- _DATA EXCERPT_:
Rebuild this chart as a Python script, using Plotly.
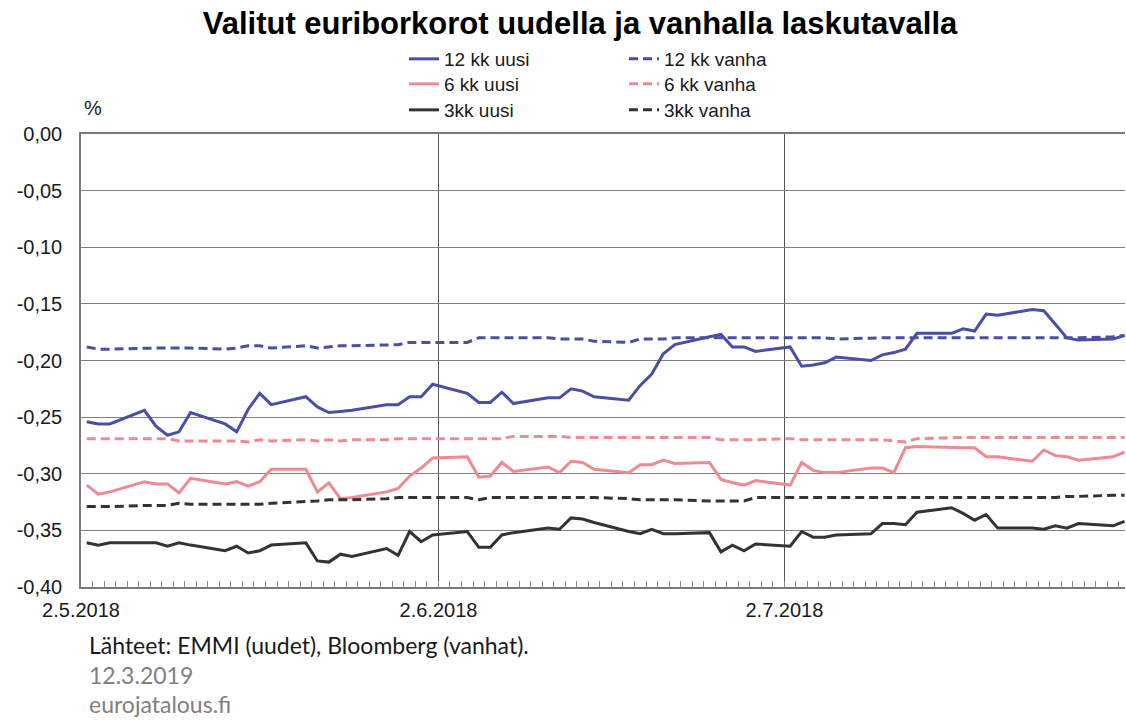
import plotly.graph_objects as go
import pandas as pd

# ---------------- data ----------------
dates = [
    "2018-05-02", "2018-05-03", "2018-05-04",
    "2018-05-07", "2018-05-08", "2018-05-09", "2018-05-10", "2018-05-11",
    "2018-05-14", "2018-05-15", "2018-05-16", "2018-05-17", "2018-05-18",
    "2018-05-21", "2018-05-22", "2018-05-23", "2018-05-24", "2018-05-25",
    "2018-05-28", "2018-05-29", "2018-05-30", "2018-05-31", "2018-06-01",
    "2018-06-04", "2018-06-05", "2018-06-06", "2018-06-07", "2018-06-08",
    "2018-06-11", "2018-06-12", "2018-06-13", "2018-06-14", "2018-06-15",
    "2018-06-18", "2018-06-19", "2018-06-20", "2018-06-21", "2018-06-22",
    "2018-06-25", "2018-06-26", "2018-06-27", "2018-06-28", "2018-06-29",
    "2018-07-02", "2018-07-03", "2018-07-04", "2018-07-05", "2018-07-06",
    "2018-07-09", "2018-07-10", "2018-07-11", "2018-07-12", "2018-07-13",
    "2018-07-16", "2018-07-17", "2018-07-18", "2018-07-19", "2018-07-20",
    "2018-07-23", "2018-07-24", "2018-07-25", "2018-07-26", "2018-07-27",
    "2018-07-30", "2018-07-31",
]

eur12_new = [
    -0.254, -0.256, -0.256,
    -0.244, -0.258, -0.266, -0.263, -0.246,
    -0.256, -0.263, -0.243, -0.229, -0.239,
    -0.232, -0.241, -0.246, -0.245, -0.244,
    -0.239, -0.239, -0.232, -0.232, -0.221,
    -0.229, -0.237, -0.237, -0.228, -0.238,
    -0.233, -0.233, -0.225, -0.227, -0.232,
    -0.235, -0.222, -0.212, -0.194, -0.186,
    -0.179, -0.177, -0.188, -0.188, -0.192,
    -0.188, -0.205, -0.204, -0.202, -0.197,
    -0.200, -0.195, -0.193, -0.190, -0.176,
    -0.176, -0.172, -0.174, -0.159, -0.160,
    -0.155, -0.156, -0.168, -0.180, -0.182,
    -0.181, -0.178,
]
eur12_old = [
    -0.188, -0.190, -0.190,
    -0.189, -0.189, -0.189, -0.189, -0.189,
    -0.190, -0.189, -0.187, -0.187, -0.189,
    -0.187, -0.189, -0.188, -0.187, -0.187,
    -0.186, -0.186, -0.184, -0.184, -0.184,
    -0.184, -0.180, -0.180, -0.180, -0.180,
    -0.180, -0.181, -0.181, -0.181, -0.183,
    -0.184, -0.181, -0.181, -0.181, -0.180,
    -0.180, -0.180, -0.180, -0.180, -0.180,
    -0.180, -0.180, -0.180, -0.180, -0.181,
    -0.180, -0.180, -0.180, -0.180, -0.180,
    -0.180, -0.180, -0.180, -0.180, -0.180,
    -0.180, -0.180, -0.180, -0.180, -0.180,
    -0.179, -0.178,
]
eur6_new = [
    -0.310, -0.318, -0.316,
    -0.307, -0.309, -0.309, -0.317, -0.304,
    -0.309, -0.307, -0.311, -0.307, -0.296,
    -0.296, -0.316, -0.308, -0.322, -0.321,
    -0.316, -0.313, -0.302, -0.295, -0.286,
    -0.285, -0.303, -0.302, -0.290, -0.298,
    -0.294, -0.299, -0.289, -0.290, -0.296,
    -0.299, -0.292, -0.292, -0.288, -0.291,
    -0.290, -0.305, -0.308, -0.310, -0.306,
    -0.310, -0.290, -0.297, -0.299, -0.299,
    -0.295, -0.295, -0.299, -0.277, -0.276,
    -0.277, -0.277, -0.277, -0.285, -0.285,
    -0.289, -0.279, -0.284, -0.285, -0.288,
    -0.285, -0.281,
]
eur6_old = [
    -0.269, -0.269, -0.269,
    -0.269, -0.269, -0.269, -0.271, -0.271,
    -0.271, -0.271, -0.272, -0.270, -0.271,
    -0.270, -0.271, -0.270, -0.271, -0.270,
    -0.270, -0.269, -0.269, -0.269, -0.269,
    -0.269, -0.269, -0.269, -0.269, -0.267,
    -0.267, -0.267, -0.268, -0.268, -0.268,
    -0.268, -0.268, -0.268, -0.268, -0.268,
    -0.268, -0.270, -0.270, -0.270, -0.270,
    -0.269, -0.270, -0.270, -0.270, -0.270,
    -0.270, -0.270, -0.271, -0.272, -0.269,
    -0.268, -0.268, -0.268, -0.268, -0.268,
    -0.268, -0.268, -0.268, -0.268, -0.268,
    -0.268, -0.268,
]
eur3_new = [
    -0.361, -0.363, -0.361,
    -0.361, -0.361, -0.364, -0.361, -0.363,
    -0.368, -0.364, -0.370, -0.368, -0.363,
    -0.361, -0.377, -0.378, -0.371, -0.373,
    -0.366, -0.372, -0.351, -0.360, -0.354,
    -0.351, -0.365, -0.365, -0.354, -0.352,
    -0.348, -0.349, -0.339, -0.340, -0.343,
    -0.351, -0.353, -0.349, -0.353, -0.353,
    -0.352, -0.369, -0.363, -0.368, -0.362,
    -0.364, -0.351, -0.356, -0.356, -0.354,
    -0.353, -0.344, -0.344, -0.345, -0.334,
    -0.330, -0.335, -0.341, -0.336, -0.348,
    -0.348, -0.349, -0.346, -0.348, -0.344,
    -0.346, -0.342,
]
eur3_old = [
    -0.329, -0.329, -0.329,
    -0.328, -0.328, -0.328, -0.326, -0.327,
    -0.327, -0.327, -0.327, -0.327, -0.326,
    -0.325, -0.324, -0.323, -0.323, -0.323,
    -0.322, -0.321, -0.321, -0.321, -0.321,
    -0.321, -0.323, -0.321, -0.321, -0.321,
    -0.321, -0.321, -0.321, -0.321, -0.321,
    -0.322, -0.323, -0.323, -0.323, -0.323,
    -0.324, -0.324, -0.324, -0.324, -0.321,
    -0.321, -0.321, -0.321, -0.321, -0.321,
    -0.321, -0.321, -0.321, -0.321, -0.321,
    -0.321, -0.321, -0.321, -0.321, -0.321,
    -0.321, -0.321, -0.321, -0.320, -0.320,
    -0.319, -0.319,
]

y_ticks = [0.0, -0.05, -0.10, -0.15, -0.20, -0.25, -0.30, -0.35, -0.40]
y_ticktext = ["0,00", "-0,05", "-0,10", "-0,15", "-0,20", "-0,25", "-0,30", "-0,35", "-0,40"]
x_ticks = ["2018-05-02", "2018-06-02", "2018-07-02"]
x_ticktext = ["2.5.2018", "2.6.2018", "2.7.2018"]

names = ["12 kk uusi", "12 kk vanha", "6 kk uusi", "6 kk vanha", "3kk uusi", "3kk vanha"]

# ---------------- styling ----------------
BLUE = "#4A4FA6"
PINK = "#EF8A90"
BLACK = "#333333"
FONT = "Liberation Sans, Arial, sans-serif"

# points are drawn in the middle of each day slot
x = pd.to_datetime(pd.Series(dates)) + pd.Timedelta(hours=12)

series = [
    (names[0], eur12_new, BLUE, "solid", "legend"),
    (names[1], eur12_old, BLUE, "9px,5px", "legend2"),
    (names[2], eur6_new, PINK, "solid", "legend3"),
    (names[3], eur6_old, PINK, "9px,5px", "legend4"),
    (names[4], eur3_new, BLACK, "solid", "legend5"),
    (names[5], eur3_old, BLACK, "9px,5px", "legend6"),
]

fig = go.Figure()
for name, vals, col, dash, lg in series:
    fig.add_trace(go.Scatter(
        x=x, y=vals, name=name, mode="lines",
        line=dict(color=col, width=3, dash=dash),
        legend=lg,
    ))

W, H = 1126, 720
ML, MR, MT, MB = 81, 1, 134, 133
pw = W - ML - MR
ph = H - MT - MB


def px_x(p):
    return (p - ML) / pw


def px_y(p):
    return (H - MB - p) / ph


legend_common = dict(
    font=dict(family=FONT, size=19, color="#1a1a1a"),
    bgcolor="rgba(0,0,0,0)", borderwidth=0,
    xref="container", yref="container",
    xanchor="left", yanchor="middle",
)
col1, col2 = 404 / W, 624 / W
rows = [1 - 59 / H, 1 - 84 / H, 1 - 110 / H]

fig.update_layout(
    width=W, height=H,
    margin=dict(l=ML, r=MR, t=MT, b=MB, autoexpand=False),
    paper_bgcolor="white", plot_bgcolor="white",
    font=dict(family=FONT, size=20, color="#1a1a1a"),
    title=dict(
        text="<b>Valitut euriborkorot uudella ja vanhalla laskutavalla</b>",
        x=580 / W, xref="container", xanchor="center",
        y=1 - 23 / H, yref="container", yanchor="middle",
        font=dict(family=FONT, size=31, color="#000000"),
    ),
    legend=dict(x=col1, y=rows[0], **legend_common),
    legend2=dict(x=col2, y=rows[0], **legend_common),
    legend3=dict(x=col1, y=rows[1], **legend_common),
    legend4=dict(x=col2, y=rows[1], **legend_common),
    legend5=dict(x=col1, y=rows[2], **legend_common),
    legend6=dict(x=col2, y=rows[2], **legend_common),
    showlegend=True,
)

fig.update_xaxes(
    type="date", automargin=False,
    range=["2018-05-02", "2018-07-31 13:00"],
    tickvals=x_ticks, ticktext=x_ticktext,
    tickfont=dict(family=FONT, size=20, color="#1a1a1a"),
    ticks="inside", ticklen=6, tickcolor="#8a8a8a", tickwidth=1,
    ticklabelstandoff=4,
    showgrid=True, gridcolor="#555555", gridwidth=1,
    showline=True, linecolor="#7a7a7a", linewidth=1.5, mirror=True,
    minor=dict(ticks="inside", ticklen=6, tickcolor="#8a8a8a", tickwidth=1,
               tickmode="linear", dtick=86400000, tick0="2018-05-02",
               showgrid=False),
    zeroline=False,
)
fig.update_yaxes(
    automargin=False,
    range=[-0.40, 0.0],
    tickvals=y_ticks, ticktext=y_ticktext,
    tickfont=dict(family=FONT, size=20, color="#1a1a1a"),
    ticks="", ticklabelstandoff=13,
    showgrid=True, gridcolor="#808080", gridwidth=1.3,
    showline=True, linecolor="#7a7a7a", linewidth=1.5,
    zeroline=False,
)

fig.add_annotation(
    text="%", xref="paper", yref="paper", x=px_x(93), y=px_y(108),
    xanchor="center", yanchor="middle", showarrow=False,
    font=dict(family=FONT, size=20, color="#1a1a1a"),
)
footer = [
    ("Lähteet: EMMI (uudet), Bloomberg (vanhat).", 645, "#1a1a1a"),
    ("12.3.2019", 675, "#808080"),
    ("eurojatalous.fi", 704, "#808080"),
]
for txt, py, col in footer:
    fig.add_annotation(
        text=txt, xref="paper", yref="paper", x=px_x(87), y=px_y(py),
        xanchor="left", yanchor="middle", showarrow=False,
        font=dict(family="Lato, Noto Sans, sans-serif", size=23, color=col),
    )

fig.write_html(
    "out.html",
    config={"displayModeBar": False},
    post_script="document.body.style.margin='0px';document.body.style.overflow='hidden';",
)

- _TASK BRIEF_:
Starting with the first line of the data above and ending with the line containing "import pandas as pd", please restate every line exactly, leaving images out.

- _WRITTEN SOLUTION_:
Rebuild this chart as a Python script, using Plotly.
import plotly.graph_objects as go
import pandas as pd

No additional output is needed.